Através destas variadas formas, a
Revolução Russa, ao longo das décadas, perdeu a sua seiva criadora, esvaziou a
sua fonte mobilizadora, desperdiçou a sua capacidade atractiva das massas e
alienou a maior parte da sua base social de apoio, quer na própria Rússia quer
a nível mundial.
Porém, todo o século XX foi marcado
indelevelmente pela Revolução Russa – em todos os seus ensinamentos, sejam os
de carácter positivo sejam os de carácter negativo – e nada oblitera a sua
importância na História contemporânea.
Mas a História não se repetirá!
Não somente porque as circunstâncias
actuais são totalmente diferentes como, principalmente, porque a experiência
histórica da Revolução Russa (e outras que nela se inspiraram) demonstrou que,
essencialmente, aquele não é o caminho e que é necessário um outro caminho para se realizar a necessária transformação da sociedade.
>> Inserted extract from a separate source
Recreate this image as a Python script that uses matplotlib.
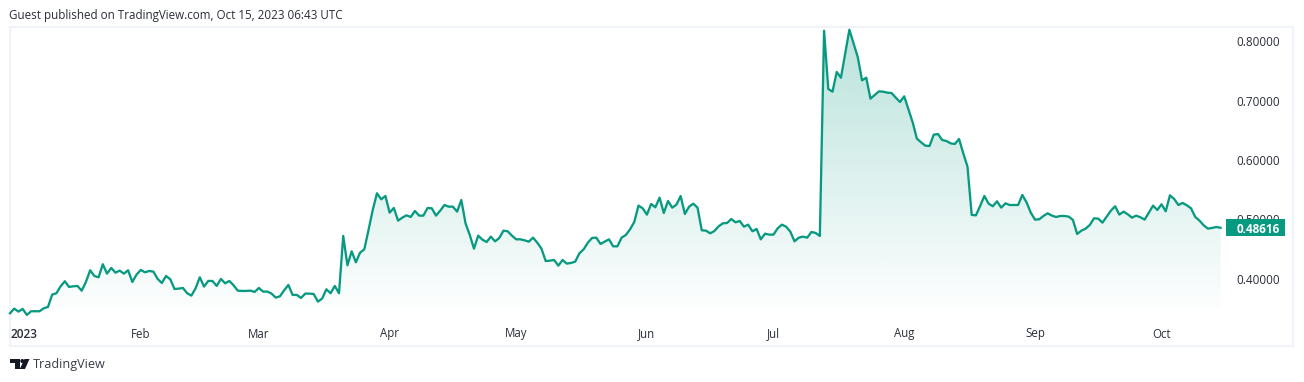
import numpy as np
import pandas as pd
import matplotlib
matplotlib.use('Agg')
import matplotlib.pyplot as plt
from matplotlib.patches import Polygon, Rectangle, Circle

# daily close
jan_apr = [.3423, .3501, .3451, .3496, .3395, .3457, .3457, .3457, .3507, .3529, .3737, .3760, .3877, .3962, .3866,
           .3877, .3883, .3804, .3950, .4147, .4051, .4029, .4248, .4091, .4186, .4107, .4141, .4091, .4147, .3950,
           .4074, .4152, .4113, .4135, .4124, .4001, .3933, .4051, .3995, .3832, .3838, .3849, .3760, .3720, .3844,
           .4029, .3872, .3967, .3967, .3883, .4001, .3928, .3967, .3894, .3804, .3799, .3799, .3804, .3782, .3849,
           .3788, .3788, .3754, .3687, .3709, .3810, .3900, .3732, .3732, .3681, .3754, .3754, .3748, .3619, .3670,
           .3827, .3760, .3883, .3760, .4725, .4231, .4466, .4281, .4444, .4500, .4826, .5162, .5443, .5342, .5398,
           .5117, .5196, .4983, .5033, .5072, .5044, .5145, .5067, .5067, .5196, .5190, .5067, .5151]
apr_jul = [.5246, .5218, .5218, .5134, .5330, .4937, .4741, .4511, .4730, .4662, .4623, .4713, .4634, .4691, .4814,
           .4803, .4730, .4668, .4668, .4651, .4629, .4696, .4612, .4511, .4303, .4309, .4320, .4225, .4320, .4259,
           .4270, .4292, .4433, .4500, .4612, .4691, .4696, .4590, .4629, .4668, .4550, .4550, .4696, .4741, .4836,
           .4960, .5235, .5190, .5083, .5263, .5207, .5369, .5111, .5313, .5201, .5252, .5397, .5094, .5218, .5268,
           .5201, .4820, .4814, .4769, .4808, .4887, .4937, .4943, .5010, .4954, .4977, .4881, .4915, .4803, .4842,
           .4668, .4763, .4747, .4747, .4853, .4915, .4881, .4797, .4634, .4696, .4713, .4696, .4792, .4775, .4724]
jul_aug = [.8180, .7199, .7154, .7485, .7389, .7790, .8197, .7967, .7732, .7344, .7389, .7036, .7098, .7159, .7154,
           .7137, .7131, .7053, .6980, .7075, .6856, .6638, .6363, .6301, .6245, .6239, .6430, .6441, .6340, .6323,
           .6284, .6273, .6357, .6116, .5891, .5078, .5072, .5229, .5398, .5269, .5224, .5308]
aug_oct = [.5201, .5274, .5246, .5246, .5246, .5415, .5291, .5117, .5000, .5005, .5061, .5106, .5067, .5044, .5061,
           .5061, .5050, .4994, .4758, .4814, .4848, .4910, .5022, .5016, .4949, .5050, .5151, .5224, .5084, .5134,
           .5089, .5033, .5067, .5039, .5000, .5117, .5235, .5162, .5258, .5140, .5409, .5347, .5246, .5280, .5241,
           .5190, .5044, .4983, .4904, .4848, .4859, .4876, .48616]
close = jan_apr + apr_jul + jul_aug + aug_oct
price_ticks = [0.4, 0.5, 0.6, 0.7, 0.8]
month_names = ['Feb', 'Mar', 'Apr', 'May', 'Jun', 'Jul', 'Aug', 'Sep', 'Oct']
month_starts = ['2023-02-01', '2023-03-01', '2023-04-01', '2023-05-01', '2023-06-01', '2023-07-01', '2023-08-01',
                '2023-09-01', '2023-10-01']
last_price = 0.48616

plt.rcParams['font.family'] = ['Open Sans', 'DejaVu Sans']
TEAL = '#089981'
TEXT = '#2a2e39'
W, H = 1304, 382

dates = pd.date_range('2023-01-01', periods=len(close), freq='D')
days = (dates - dates[0]).days.values

fig = plt.figure(figsize=(W / 100, H / 100), dpi=100)

# chart panel, placed in pixels
left, right, top, bottom = 10, 1293, 27, 346
ax = fig.add_axes([left / W, 1 - bottom / H, (right - left) / W, (bottom - top) / H])
px_per_day = 4.218
ax.set_xlim(0, (right - left) / px_per_day)
ax.set_ylim(0.4 + (279 - bottom) / 594, 0.4 + (279 - top) / 594)

# gradient under the line
fill_floor = 0.4 + (279 - 308) / 594
grad = np.zeros((256, 2, 4))
grad[..., :3] = matplotlib.colors.to_rgb(TEAL)
grad[..., 3] = np.linspace(0.28, 0.012, 256)[:, None]
im = ax.imshow(grad, extent=[days[0], days[-1], fill_floor, max(close)], origin='upper', aspect='auto', zorder=1)
poly = Polygon(list(zip(days, close)) + [(days[-1], fill_floor), (days[0], fill_floor)], closed=True,
               transform=ax.transData, fc='none', ec='none')
ax.add_patch(poly)
im.set_clip_path(poly)
ax.set_xlim(0, (right - left) / px_per_day)
ax.set_ylim(0.4 + (279 - bottom) / 594, 0.4 + (279 - top) / 594)

ax.plot(days, close, color=TEAL, lw=1.65, solid_joinstyle='round', zorder=3, clip_on=False)

for s in ax.spines.values():
    s.set_color('#f0f3fa')
    s.set_linewidth(1.5)
ax.set_xticks([])
ax.set_yticks([])

# price scale, nudged down a pixel so the digits sit on their level
nudge = 1.2 / 594
for p in price_ticks:
    ax.text((1258 - left) / px_per_day, p - nudge, '%.5f' % p, color=TEXT, fontsize=8.5, ha='center', va='center',
            zorder=2)
box_x0, box_x1 = (1226 - left) / px_per_day, (1285 - left) / px_per_day
ax.add_patch(Rectangle((box_x0, last_price - 8.5 / 594), box_x1 - box_x0, 17 / 594, fc=TEAL, ec='none', zorder=4))
ax.text((1258 - left) / px_per_day, last_price - nudge, '%.5f' % last_price, color='white', fontsize=8.5,
        fontweight='bold', ha='center', va='center', zorder=5)

# time scale
label_y = 0.4 + (279 - 334) / 594
ax.text(0.2, label_y, '2023', color=TEXT, fontsize=8.6, fontweight='semibold', ha='left', va='center')
for name, d in zip(month_names, month_starts):
    ax.text((pd.Timestamp(d) - dates[0]).days, label_y, name, color=TEXT, fontsize=8.3, ha='center', va='center')

# header, footer and logo on a pixel overlay
over = fig.add_axes([0, 0, 1, 1], facecolor='none')
over.set_xlim(0, W)
over.set_ylim(H, 0)
over.axis('off')
over.text(9, 15, 'Guest published on TradingView.com, Oct 15, 2023 06:43 UTC', color=TEXT, fontsize=8.35,
          ha='left', va='center')
over.text(33, 364.5, 'TradingView', color='#3a3e46', fontsize=9.1, ha='left', va='center')
over.add_patch(Polygon([(10, 359), (19.5, 359), (19.5, 369), (15, 369), (15, 363), (10, 363)], fc='#131722', ec='none'))
over.add_patch(Circle((22.3, 361), 2, fc='#131722', ec='none'))
over.add_patch(Polygon([(24.5, 359), (29.5, 359), (25, 369), (19.8, 369)], fc='#131722', ec='none'))

fig.savefig('out.png', dpi=100, facecolor='white')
A transformação económica, social, política
e cultural da sociedade tem de ser realizada, sempre, com a participação
democrática dos cidadãos e o respeito pelos direitos humanos – somente desta
forma as transformações serão perenes, porque os cidadãos as incorporam e vivificam
quotidianamente e as projectam no futuro. Ditaduras, seja de que natureza for,
estão condenadas a prazo, como a História o demonstra, incluindo a da Revolução
Russa!
A Revolução Russa demonstrou que não
existem determinismos históricos previamente inscritos no processo de
desenvolvimento humano – à partida, não existem “Amanhãs que cantam”, tal como não existe qualquer “Fim da História!”.
São os homens e mulheres, com a sua
inteligência, capacidade, participação, dedicação, espírito de sacrifício e
acção, que constroem o presente e projectam o futuro – são eles que fazem a
História!
Saudar, hoje, a Revolução Russa é,
principalmente, ter a certeza de que o mundo continuará a ser transformado pela
acção do Homem, mas que esta Revolução não é nem pode ser replicada.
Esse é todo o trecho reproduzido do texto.